- [REQUIREMENTS]: Each line from the beginning of the data below through the line containing "import * as echarts from 'echarts';" should be repeated exactly, please.

- [DATASET CONTENT]:
· · · ·

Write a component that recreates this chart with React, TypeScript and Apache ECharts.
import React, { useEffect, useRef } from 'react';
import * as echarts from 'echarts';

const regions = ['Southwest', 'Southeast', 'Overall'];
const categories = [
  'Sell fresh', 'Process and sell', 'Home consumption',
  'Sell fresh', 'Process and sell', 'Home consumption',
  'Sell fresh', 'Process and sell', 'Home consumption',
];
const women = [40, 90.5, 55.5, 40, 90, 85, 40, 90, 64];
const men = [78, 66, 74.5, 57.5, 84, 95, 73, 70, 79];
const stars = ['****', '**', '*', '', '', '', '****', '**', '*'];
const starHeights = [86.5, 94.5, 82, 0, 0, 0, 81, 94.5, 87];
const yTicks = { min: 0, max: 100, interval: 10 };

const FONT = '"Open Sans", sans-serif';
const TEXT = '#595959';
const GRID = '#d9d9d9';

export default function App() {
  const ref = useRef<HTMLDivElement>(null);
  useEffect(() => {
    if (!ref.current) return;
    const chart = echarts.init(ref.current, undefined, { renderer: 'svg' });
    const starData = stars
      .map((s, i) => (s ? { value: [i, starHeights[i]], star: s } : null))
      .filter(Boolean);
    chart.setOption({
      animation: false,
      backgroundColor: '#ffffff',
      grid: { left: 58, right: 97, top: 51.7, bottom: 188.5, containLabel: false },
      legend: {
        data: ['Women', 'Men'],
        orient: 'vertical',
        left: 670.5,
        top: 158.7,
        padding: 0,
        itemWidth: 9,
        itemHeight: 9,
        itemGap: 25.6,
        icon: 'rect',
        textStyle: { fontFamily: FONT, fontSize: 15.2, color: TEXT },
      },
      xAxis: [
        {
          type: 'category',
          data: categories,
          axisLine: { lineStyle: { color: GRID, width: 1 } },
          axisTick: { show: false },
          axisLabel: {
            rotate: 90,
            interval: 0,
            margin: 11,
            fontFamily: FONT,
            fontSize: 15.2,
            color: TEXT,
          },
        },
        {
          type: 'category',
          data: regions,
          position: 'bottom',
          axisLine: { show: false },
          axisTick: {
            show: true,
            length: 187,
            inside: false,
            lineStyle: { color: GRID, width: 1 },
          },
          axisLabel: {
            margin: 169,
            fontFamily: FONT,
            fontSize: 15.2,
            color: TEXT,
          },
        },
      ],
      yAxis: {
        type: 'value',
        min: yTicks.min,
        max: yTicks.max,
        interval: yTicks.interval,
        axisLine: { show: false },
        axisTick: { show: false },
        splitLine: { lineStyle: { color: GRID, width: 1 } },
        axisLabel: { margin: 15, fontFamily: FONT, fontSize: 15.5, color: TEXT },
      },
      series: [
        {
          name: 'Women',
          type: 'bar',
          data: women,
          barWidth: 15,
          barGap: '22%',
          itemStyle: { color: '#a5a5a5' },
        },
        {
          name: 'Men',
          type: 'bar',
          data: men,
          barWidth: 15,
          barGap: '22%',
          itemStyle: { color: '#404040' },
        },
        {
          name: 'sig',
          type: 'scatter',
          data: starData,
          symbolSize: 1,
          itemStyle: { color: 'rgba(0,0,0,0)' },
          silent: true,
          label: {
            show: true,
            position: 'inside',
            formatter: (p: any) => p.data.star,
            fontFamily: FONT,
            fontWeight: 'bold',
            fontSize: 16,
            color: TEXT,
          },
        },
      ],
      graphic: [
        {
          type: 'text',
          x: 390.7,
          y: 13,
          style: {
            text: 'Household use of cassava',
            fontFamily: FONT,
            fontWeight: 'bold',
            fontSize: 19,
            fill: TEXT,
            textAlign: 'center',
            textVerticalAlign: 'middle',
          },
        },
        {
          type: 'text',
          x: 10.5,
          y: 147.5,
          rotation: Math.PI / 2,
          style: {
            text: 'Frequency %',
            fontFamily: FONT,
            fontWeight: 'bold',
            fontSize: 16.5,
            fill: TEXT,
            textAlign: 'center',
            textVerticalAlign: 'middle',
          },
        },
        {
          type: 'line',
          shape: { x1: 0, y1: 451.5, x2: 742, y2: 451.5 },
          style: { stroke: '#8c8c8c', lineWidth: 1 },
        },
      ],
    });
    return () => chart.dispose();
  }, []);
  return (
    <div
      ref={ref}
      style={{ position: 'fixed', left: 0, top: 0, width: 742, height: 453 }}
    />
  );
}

· · · ·

- [PROBLEM SOLUTION]:
Write a component that recreates this chart with React, TypeScript and Apache ECharts.
import React, { useEffect, useRef } from 'react';
import * as echarts from 'echarts';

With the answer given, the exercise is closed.